Tuesday, April 21, 2009

Tuesday, April 21, 2009

Trading activity in the mortgage market is once again light and sporadic. The Fed's presence in the market continues to insure mortgage interest rates are unlikely to make a sustained move to higher levels just yet. Mr. Bernanke and his fellow central bankers have only spent roughly $350 billion of the $1.25 trillion they have in their back pocket earmarked specifically to support the mortgage market. Once the remaining balance in the Fed's direct purchase account of mortgage-backed securities drops below $600 billion -- mortgage interest rates are likely to begin moving higher at an accelerating pace. But for the time being note rates for 30-year fixed-rate mortgages continue to hover within a whisper of record lows.

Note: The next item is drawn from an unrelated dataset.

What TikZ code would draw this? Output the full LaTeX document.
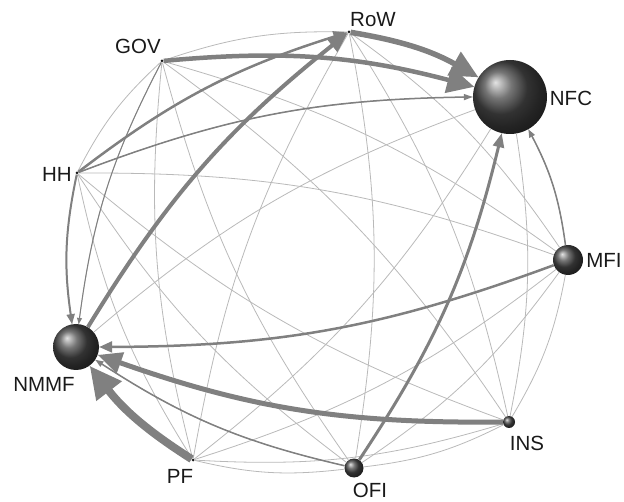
\documentclass[tikz,border=0pt]{standalone}
\usepackage{fontspec}
\setmainfont{Liberation Sans}
\usetikzlibrary{arrows.meta}
\definecolor{ink}{RGB}{25,25,25}
\definecolor{flowgray}{RGB}{128,128,128}
\definecolor{faint}{RGB}{185,185,185}
\tikzset{
  sector/.style={circle,inner sep=0pt,shading=ball,ball color=black!72},
  dot/.style={circle,fill=ink,inner sep=0pt,minimum size=3pt},
  tag/.style={font=\fontsize{20.5}{24}\selectfont,text=ink,inner sep=0pt},
  link/.style={draw=faint,line width=0.8pt,bend left=10},
  flow/.style n args={3}{draw=flowgray,line width=#1,-{Triangle[length=#2,width=#3]}}
}
\begin{document}
\begin{tikzpicture}[x=1pt,y=1pt]
  \useasboundingbox (0,0) rectangle (624,501);

  % sectors on the circle
  \node[dot] (row) at (349,469) {};
  \node[sector,minimum size=74pt] (nfc) at (510,404) {};
  \node[sector,minimum size=30pt] (mfi) at (568,241) {};
  \node[sector,minimum size=12pt] (ins) at (509,79) {};
  \node[sector,minimum size=19pt] (ofi) at (354,33) {};
  \node[dot] (pf) at (193,41) {};
  \node[sector,minimum size=46pt] (nmmf) at (76,154) {};
  \node[dot] (hh) at (77,328) {};
  \node[dot] (gov) at (162,440) {};

  \node[tag] (row-lab) at (373,481) {RoW};
  \node[tag] (nfc-lab) at (571,403) {NFC};
  \node[tag] (mfi-lab) at (604,241) {MFI};
  \node[tag] (ins-lab) at (527,58) {INS};
  \node[tag] (ofi-lab) at (370,11) {OFI};
  \node[tag] (pf-lab) at (180,25) {PF};
  \node[tag] (nmmf-lab) at (44,117) {NMMF};
  \node[tag] (hh-lab) at (57,327) {HH};
  \node[tag] (gov-lab) at (138,455) {GOV};

  % all links, bent outwards
  \draw[link] (row) to (nfc) (row) to (mfi) (row) to (ins) (row) to (ofi);
  \draw[link] (nfc) to (mfi) (nfc) to (ins) (nfc) to (ofi) (nfc) to (pf);
  \draw[link] (mfi) to (ins) (mfi) to (ofi) (mfi) to (pf) (mfi) to (nmmf);
  \draw[link] (ins) to (ofi) (ins) to (pf) (ins) to (nmmf) (ins) to (hh);
  \draw[link] (ofi) to (pf) (ofi) to (nmmf) (ofi) to (hh) (ofi) to (gov);
  \draw[link] (pf) to (nmmf) (pf) to (hh) (pf) to (gov) (pf) to (row);
  \draw[link] (nmmf) to (hh) (nmmf) to (gov) (nmmf) to (row) (nmmf) to (nfc);
  \draw[link] (hh) to (gov) (hh) to (row) (hh) to (nfc) (hh) to (mfi);
  \draw[link] (gov) to (row) (gov) to (nfc) (gov) to (mfi) (gov) to (ins);

  % main flows
  \draw[flow={1pt}{6pt}{5pt}] (gov) to[bend right=10] (nmmf);
  \draw[flow={1.5pt}{9pt}{6pt}] (hh) to[bend left=10] (nfc);
  \draw[flow={2pt}{10pt}{8pt}] (hh) to[bend right=10] (nmmf);
  \draw[flow={2.5pt}{14pt}{11pt}] (hh) to[bend left=10] (row);
  \draw[flow={1.5pt}{8pt}{6pt}] (mfi) to[bend right=10] (nfc);
  \draw[flow={1.5pt}{8pt}{6pt}] (ofi) to[bend left=10] (nmmf);
  \draw[flow={3pt}{14pt}{11pt}] (ofi) to[bend right=10] (nfc);
  \draw[flow={2.5pt}{13pt}{11pt}] (mfi) to[bend left=10] (nmmf);
  \draw[flow={4pt}{20pt}{16pt}] (nmmf) to[bend left=10] (row);
  \draw[flow={5pt}{24pt}{21pt}] (ins) to[bend left=10] (nmmf);
  \draw[flow={4.5pt}{27pt}{26pt}] (gov) to[bend left=10] (nfc);
  \draw[flow={5.5pt}{28pt}{26pt}] (row) to[bend left=10] (nfc);
  \draw[flow={8pt}{32pt}{30pt}] (pf) to[bend left=10] (nmmf);
\end{tikzpicture}
\end{document}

With the prospect of some nasty inflation developing a year or two out, courtesy of current Federal Reserve and government policies, owing residential real estate has become a lot more attractive than it was just six months ago. While it is true housing won't exactly set-the-world-on-fire in an inflationary environment -- it will likely beat the heck out of many investment alternatives. If my assessment proves accurate, look for the demand for purchase money mortgages to begin ramping up notably as an increasing number of savvy buyers recognize the all-time best opportunity to acquire a home is probably now upon us.